Required task |
Copy everything in the listing below word for word, apart from any images.

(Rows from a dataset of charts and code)

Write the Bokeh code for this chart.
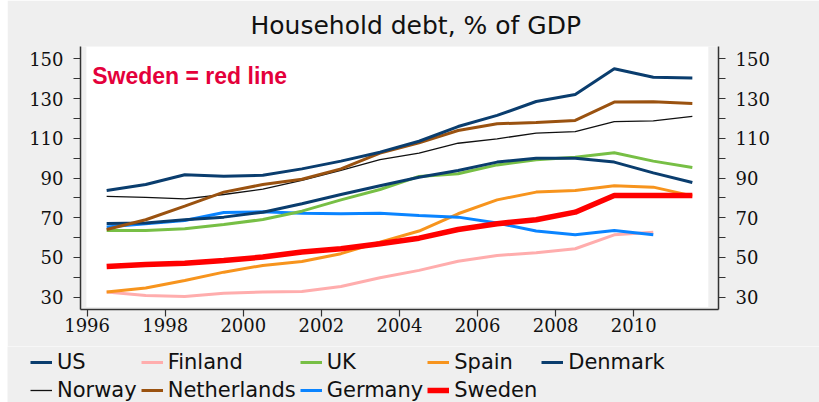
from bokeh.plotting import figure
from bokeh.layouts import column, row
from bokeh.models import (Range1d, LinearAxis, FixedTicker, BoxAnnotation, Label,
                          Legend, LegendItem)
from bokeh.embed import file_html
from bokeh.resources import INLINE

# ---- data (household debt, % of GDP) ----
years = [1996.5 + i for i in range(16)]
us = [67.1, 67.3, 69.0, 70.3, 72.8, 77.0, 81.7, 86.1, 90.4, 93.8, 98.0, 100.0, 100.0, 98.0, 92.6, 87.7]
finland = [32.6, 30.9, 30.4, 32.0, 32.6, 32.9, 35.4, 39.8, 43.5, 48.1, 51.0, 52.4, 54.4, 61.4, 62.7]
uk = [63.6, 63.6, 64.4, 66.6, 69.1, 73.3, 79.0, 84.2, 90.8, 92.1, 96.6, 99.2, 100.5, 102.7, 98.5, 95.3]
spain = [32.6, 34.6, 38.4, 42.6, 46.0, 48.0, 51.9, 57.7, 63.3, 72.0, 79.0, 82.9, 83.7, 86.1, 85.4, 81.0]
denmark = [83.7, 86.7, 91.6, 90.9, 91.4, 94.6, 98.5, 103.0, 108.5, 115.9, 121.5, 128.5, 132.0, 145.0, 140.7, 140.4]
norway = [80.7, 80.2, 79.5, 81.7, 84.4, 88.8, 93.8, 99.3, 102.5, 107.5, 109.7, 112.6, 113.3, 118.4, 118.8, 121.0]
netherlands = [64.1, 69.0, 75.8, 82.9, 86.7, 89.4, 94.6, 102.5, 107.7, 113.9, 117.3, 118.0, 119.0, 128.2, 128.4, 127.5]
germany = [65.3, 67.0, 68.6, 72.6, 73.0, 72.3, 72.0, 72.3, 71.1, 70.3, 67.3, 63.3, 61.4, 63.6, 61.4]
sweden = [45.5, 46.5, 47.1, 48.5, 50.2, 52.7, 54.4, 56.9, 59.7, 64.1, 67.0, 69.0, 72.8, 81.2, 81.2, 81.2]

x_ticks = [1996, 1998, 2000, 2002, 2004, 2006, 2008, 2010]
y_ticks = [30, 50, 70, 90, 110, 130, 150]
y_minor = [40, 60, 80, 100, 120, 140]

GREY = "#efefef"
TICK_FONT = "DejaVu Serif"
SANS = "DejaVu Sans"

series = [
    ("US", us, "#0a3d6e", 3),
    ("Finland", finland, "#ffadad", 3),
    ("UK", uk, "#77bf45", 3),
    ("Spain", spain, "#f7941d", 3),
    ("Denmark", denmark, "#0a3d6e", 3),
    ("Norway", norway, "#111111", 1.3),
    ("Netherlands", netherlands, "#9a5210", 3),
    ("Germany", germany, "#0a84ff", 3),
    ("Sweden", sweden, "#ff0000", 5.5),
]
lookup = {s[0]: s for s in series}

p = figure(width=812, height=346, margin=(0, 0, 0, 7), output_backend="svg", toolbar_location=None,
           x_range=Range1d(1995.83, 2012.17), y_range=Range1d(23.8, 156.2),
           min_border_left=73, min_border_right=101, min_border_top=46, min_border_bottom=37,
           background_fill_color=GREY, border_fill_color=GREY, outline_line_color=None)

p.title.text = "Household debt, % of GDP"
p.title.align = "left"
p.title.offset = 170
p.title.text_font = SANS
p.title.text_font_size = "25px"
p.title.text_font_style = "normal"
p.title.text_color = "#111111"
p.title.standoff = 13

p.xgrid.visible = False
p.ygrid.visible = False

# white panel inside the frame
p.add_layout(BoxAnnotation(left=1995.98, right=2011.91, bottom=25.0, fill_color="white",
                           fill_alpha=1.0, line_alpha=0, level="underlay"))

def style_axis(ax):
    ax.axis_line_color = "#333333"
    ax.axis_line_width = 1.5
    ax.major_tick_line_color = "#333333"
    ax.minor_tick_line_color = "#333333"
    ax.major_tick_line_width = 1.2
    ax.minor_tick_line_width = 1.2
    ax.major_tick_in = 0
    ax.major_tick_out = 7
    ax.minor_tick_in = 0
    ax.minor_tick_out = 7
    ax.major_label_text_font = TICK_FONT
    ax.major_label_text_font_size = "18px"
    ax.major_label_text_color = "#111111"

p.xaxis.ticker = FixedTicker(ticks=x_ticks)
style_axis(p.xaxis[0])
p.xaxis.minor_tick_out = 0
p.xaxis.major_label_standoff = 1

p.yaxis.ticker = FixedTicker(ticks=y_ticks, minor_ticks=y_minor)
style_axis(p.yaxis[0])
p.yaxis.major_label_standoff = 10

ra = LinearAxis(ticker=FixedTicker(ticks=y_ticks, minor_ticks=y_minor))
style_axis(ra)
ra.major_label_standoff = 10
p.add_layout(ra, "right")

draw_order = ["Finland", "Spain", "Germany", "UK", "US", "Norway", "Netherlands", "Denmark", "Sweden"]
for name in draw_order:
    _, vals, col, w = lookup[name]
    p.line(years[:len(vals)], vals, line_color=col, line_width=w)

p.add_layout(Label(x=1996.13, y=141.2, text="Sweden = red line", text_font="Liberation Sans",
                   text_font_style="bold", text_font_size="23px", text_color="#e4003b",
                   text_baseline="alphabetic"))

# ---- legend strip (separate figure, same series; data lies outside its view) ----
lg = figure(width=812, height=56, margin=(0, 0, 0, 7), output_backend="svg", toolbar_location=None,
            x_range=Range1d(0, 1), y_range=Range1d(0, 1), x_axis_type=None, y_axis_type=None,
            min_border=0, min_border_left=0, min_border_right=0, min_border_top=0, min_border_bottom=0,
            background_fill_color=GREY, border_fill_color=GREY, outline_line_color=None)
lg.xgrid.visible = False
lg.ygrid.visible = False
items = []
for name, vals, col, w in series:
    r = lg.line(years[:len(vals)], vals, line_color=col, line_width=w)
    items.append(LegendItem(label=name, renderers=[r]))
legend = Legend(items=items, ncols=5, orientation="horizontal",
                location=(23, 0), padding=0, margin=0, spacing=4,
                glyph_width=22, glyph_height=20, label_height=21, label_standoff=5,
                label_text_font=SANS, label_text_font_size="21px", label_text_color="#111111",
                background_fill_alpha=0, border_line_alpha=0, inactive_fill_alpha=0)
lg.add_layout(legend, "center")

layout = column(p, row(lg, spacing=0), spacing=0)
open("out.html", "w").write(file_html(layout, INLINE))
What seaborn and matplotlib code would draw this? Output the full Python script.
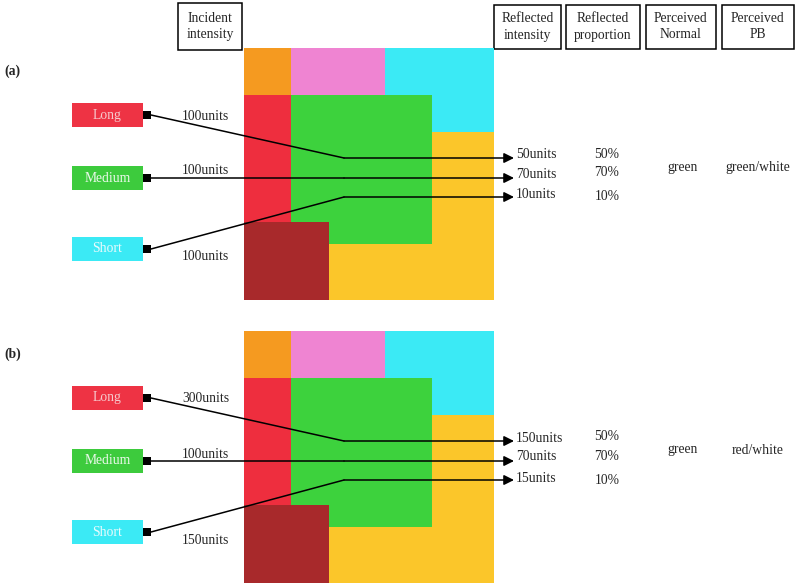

Response |
Write the Bokeh code for this chart.
from bokeh.plotting import figure
from bokeh.layouts import column, row
from bokeh.models import (Range1d, LinearAxis, FixedTicker, BoxAnnotation, Label,
                          Legend, LegendItem)
from bokeh.embed import file_html
from bokeh.resources import INLINE

# ---- data (household debt, % of GDP) ----
years = [1996.5 + i for i in range(16)]
us = [67.1, 67.3, 69.0, 70.3, 72.8, 77.0, 81.7, 86.1, 90.4, 93.8, 98.0, 100.0, 100.0, 98.0, 92.6, 87.7]
finland = [32.6, 30.9, 30.4, 32.0, 32.6, 32.9, 35.4, 39.8, 43.5, 48.1, 51.0, 52.4, 54.4, 61.4, 62.7]
uk = [63.6, 63.6, 64.4, 66.6, 69.1, 73.3, 79.0, 84.2, 90.8, 92.1, 96.6, 99.2, 100.5, 102.7, 98.5, 95.3]
spain = [32.6, 34.6, 38.4, 42.6, 46.0, 48.0, 51.9, 57.7, 63.3, 72.0, 79.0, 82.9, 83.7, 86.1, 85.4, 81.0]
denmark = [83.7, 86.7, 91.6, 90.9, 91.4, 94.6, 98.5, 103.0, 108.5, 115.9, 121.5, 128.5, 132.0, 145.0, 140.7, 140.4]
norway = [80.7, 80.2, 79.5, 81.7, 84.4, 88.8, 93.8, 99.3, 102.5, 107.5, 109.7, 112.6, 113.3, 118.4, 118.8, 121.0]
netherlands = [64.1, 69.0, 75.8, 82.9, 86.7, 89.4, 94.6, 102.5, 107.7, 113.9, 117.3, 118.0, 119.0, 128.2, 128.4, 127.5]
germany = [65.3, 67.0, 68.6, 72.6, 73.0, 72.3, 72.0, 72.3, 71.1, 70.3, 67.3, 63.3, 61.4, 63.6, 61.4]
sweden = [45.5, 46.5, 47.1, 48.5, 50.2, 52.7, 54.4, 56.9, 59.7, 64.1, 67.0, 69.0, 72.8, 81.2, 81.2, 81.2]

x_ticks = [1996, 1998, 2000, 2002, 2004, 2006, 2008, 2010]
y_ticks = [30, 50, 70, 90, 110, 130, 150]
y_minor = [40, 60, 80, 100, 120, 140]

GREY = "#efefef"
TICK_FONT = "DejaVu Serif"
SANS = "DejaVu Sans"

series = [
    ("US", us, "#0a3d6e", 3),
    ("Finland", finland, "#ffadad", 3),
    ("UK", uk, "#77bf45", 3),
    ("Spain", spain, "#f7941d", 3),
    ("Denmark", denmark, "#0a3d6e", 3),
    ("Norway", norway, "#111111", 1.3),
    ("Netherlands", netherlands, "#9a5210", 3),
    ("Germany", germany, "#0a84ff", 3),
    ("Sweden", sweden, "#ff0000", 5.5),
]
lookup = {s[0]: s for s in series}

p = figure(width=812, height=346, margin=(0, 0, 0, 7), output_backend="svg", toolbar_location=None,
           x_range=Range1d(1995.83, 2012.17), y_range=Range1d(23.8, 156.2),
           min_border_left=73, min_border_right=101, min_border_top=46, min_border_bottom=37,
           background_fill_color=GREY, border_fill_color=GREY, outline_line_color=None)

p.title.text = "Household debt, % of GDP"
p.title.align = "left"
p.title.offset = 170
p.title.text_font = SANS
p.title.text_font_size = "25px"
p.title.text_font_style = "normal"
p.title.text_color = "#111111"
p.title.standoff = 13

p.xgrid.visible = False
p.ygrid.visible = False

# white panel inside the frame
p.add_layout(BoxAnnotation(left=1995.98, right=2011.91, bottom=25.0, fill_color="white",
                           fill_alpha=1.0, line_alpha=0, level="underlay"))

def style_axis(ax):
    ax.axis_line_color = "#333333"
    ax.axis_line_width = 1.5
    ax.major_tick_line_color = "#333333"
    ax.minor_tick_line_color = "#333333"
    ax.major_tick_line_width = 1.2
    ax.minor_tick_line_width = 1.2
    ax.major_tick_in = 0
    ax.major_tick_out = 7
    ax.minor_tick_in = 0
    ax.minor_tick_out = 7
    ax.major_label_text_font = TICK_FONT
    ax.major_label_text_font_size = "18px"
    ax.major_label_text_color = "#111111"

p.xaxis.ticker = FixedTicker(ticks=x_ticks)
style_axis(p.xaxis[0])
p.xaxis.minor_tick_out = 0
p.xaxis.major_label_standoff = 1

p.yaxis.ticker = FixedTicker(ticks=y_ticks, minor_ticks=y_minor)
style_axis(p.yaxis[0])
p.yaxis.major_label_standoff = 10

ra = LinearAxis(ticker=FixedTicker(ticks=y_ticks, minor_ticks=y_minor))
style_axis(ra)
ra.major_label_standoff = 10
p.add_layout(ra, "right")

draw_order = ["Finland", "Spain", "Germany", "UK", "US", "Norway", "Netherlands", "Denmark", "Sweden"]
for name in draw_order:
    _, vals, col, w = lookup[name]
    p.line(years[:len(vals)], vals, line_color=col, line_width=w)

p.add_layout(Label(x=1996.13, y=141.2, text="Sweden = red line", text_font="Liberation Sans",
                   text_font_style="bold", text_font_size="23px", text_color="#e4003b",
                   text_baseline="alphabetic"))

# ---- legend strip (separate figure, same series; data lies outside its view) ----
lg = figure(width=812, height=56, margin=(0, 0, 0, 7), output_backend="svg", toolbar_location=None,
            x_range=Range1d(0, 1), y_range=Range1d(0, 1), x_axis_type=None, y_axis_type=None,
            min_border=0, min_border_left=0, min_border_right=0, min_border_top=0, min_border_bottom=0,
            background_fill_color=GREY, border_fill_color=GREY, outline_line_color=None)
lg.xgrid.visible = False
lg.ygrid.visible = False
items = []
for name, vals, col, w in series:
    r = lg.line(years[:len(vals)], vals, line_color=col, line_width=w)
    items.append(LegendItem(label=name, renderers=[r]))
legend = Legend(items=items, ncols=5, orientation="horizontal",
                location=(23, 0), padding=0, margin=0, spacing=4,
                glyph_width=22, glyph_height=20, label_height=21, label_standoff=5,
                label_text_font=SANS, label_text_font_size="21px", label_text_color="#111111",
                background_fill_alpha=0, border_line_alpha=0, inactive_fill_alpha=0)
lg.add_layout(legend, "center")

layout = column(p, row(lg, spacing=0), spacing=0)
open("out.html", "w").write(file_html(layout, INLINE))
What seaborn and matplotlib code would draw this? Output the full Python script.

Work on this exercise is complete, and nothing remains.